En ese sentido cuenta el alerta que expresan los aborígenes de La última ola. Porque ya es ominoso que hayamos perdido el Tiempo del Sueño, la conexión con lo que nuestros cerebros —versión 4.0 de los cerébros homínidos— sugieren por las noches. Lo que el lenguaje nos advierte hoy, al enlazar dos ideas mediante una misma palabra, es que también estamos en peligro de perder los otros sueños, los diurnos, aquellos que funcionaron como brújula para que la humanidad se moviese en dirección del saber y del respeto irrestricto al fenómeno de la vida. El Occidente contemporáneo dejó de alentar los sueños. Porque hacer guita no es un sueño: es una changa, un curro, un auto-engaño, una masturbación, una compulsión que no conduce a nada bueno — aun cuando ganes millones de dólares. Gaza, por ejemplo, es lo contrario de un sueño: una pesadilla diurna, la negación de todo lo digno y lo bueno con lo cual la especie humana se identificó en sus mejores momentos. Por ese camino vamos más que mal. Estamos acelerando la llegada del nuevo ciclo, mediante el cual el planeta intentará liberarse de los parásitos que pican su lomo y chupan su sangre.
La única manera de revertir ese proceso es recuperar nuestros sueños. Y en los momentos más luminosos de la historia, los sueños humanos han sido utópicos. Eso necesitamos, e imperiosamente: soñar otra vez con utopías, en todos los ámbitos — políticas, amorosas, ambientales, científicas, culturales. Porque hemos permitido que nos birlen la gracia de estar vivos, porque reprimimos y damos por olvidados aspectos esenciales de la experiencia humana, porque nos convencieron —y nos convencimos— de que los sueños diurnos eran tan insustanciales y absurdos como los nocturnos. Y es por eso que esto que atravesamos hoy se parece tan poco a la vida que podría ser, y tanto a la mera supervivencia.
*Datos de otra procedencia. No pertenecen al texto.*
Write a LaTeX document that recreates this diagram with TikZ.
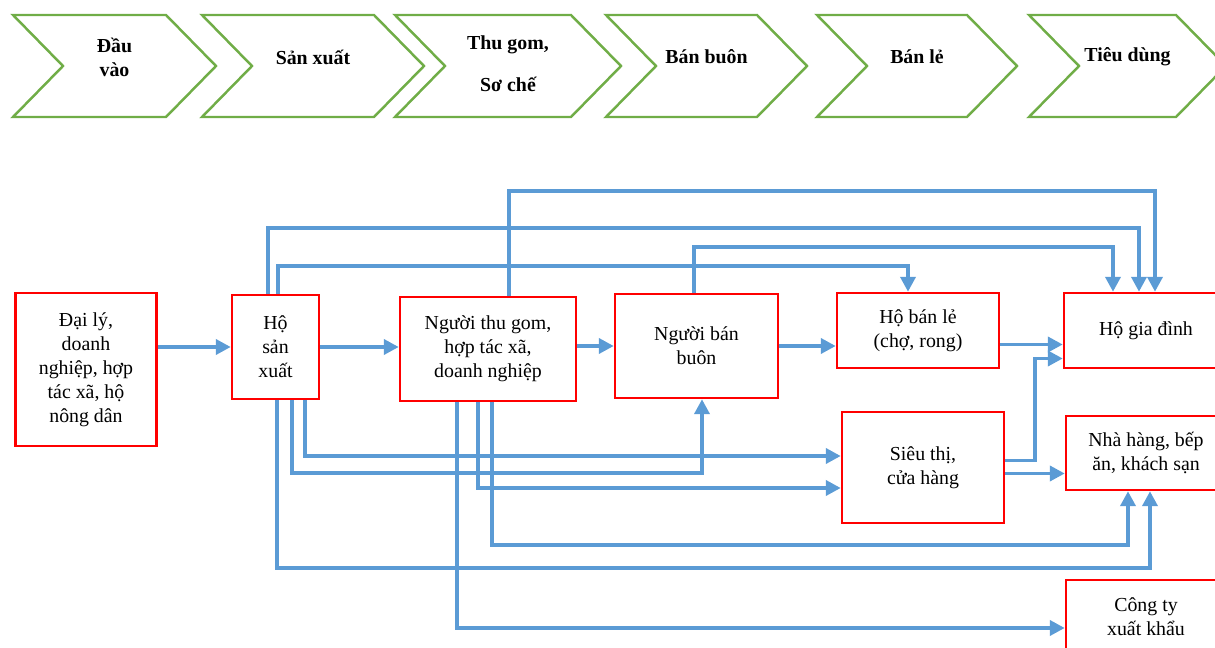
\documentclass[tikz,border=0pt]{standalone}
\usepackage{fontspec}
\setmainfont{Liberation Serif}
\usetikzlibrary{arrows.meta,calc}
\definecolor{flowblue}{HTML}{5B9BD5}
\definecolor{chevgreen}{HTML}{70AD47}
\begin{document}
\begin{tikzpicture}[
  x=0.02cm, y=-0.02cm,
  font=\fontsize{11.3}{13.7}\selectfont,
  box/.style={draw=red, line width=1.4pt, fill=white, align=center, inner sep=2pt},
  flow/.style={draw=flowblue, line width=2.2pt, -{Triangle[length=8.5pt,width=8.5pt]}},
  chev/.style={draw=chevgreen, line width=1.4pt},
  stage/.style={font=\fontsize{11.3}{13.7}\selectfont\bfseries, align=center},
]
  \clip (0,0) rectangle (1215,648);

  % ===================== value chain stages =====================
  \foreach \xl/\xr/\name in {13/166/s1, 202/374/s2, 395/571/s3, 606/757/s4, 817/967/s5, 1029/1176/s6}{
    \draw[chev] (\xl,15) -- (\xr,15) -- (\xr+50,66) -- (\xr,117) -- (\xl,117) -- (\xl+50,66) -- cycle;
    \coordinate (\name) at ({(\xl+\xr+50)/2},57);
  }
  \node[stage] (t1) at (s1) {Đầu\\vào};
  \node[stage] (t2) at (s2) {Sản xuất};
  \node[stage] (t3) at ($(s3)+(0,7)$) {Thu gom,\\[10pt]Sơ chế};
  \node[stage] (t4) at (s4) {Bán buôn};
  \node[stage] (t5) at (s5) {Bán lẻ};
  \node[stage] (t6) at (s6) {Tiêu dùng};

  % ===================== actors =====================
  \node[box, minimum width=2.82cm, minimum height=3.06cm] (dl) at (86,369.5) {Đại lý,\\doanh\\nghiệp, hợp\\tác xã, hộ\\nông dân};
  \node[box, minimum width=1.74cm, minimum height=2.08cm] (hsx) at (275.5,347) {Hộ\\sản\\xuất};
  \node[box, minimum width=3.52cm, minimum height=2.08cm] (tg) at (488,349) {Người thu gom,\\hợp tác xã,\\doanh nghiệp};
  \node[box, minimum width=3.26cm, minimum height=2.08cm] (bb) at (696.5,346) {Người bán\\buôn};
  \node[box, minimum width=3.24cm, minimum height=1.5cm] (bl) at (918,330.5) {Hộ bán lẻ\\(chợ, rong)};
  \node[box, minimum width=3.28cm, minimum height=1.5cm] (gd) at (1146,330.5) {Hộ gia đình};
  \node[box, minimum width=3.24cm, minimum height=2.22cm] (st) at (923,467.5) {Siêu thị,\\cửa hàng};
  \node[box, minimum width=3.2cm, minimum height=1.48cm] (nh) at (1146,453) {Nhà hàng, bếp\\ăn, khách sạn};
  \node[box, minimum width=3.2cm, minimum height=1.48cm] (xk) at (1146,617) {Công ty\\xuất khẩu};

  % ===================== main chain =====================
  \draw[flow] (dl.east |- hsx.west) -- (hsx.west);
  \draw[flow] (hsx.east) -- (hsx.east -| tg.west);
  \draw[flow] (tg.east |- bb.west) -- (bb.west);
  \draw[flow] (bb.east) -- (bb.east -| bl.west);
  \draw[flow] ($(bl.east)+(0,14)$) -- ($(gd.west)+(0,14)$);
  \draw[flow] ($(st.east)+(0,-7)$) -| ($(gd.west)+(-28,28)$) -- ($(gd.west)+(0,28)$);
  \draw[flow] ($(st.east)+(0,6)$) coordinate (st2) -- (st2 -| nh.west);

  % ===================== lanes above =====================
  \draw[flow] ($(tg.north)+(21,0)$) |- ($(gd.north)+(9,-101)$) -- ($(gd.north)+(9,0)$);
  \draw[flow] ($(hsx.north)+(-7.5,0)$) |- ($(gd.north)+(-7,-64)$) -- ($(gd.north)+(-7,0)$);
  \draw[flow] ($(bb.north)+(-2.5,0)$) |- ($(gd.north)+(-33,-45)$) -- ($(gd.north)+(-33,0)$);
  \draw[flow] ($(hsx.north)+(2.5,0)$) |- ($(bl.north)+(-10,-26)$) -- ($(bl.north)+(-10,0)$);

  % ===================== lanes below =====================
  \draw[flow] ($(hsx.south)+(29.5,0)$) |- ($(st.west)+(0,-11.5)$);
  \draw[flow] ($(hsx.south)+(16.5,0)$) |- ($(bb.south)+(5.5,74)$) -- ($(bb.south)+(5.5,0)$);
  \draw[flow] ($(hsx.south)+(1.5,0)$) |- ($(nh.south)+(4,77)$) -- ($(nh.south)+(4,0)$);
  \draw[flow] ($(tg.south)+(-10,0)$) |- ($(st.west)+(0,20.5)$);
  \draw[flow] ($(tg.south)+(4,0)$) |- ($(nh.south)+(-18,54)$) -- ($(nh.south)+(-18,0)$);
  \draw[flow] ($(tg.south)+(-31,0)$) |- ($(xk.west)+(0,11)$);
\end{tikzpicture}
\end{document}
Hay que elegir cómo querés que te pesque, la última ola: si atado a una maquinita y contando chirolas, o luchando por un mundo mejor para vos, los tuyos y para todos en general. Porque la única certeza de que disponemos es que la última ola llegará a todos, en un momento u otro. Lo que no está claro, lo que resta definir, es qué haremos mientras tanto.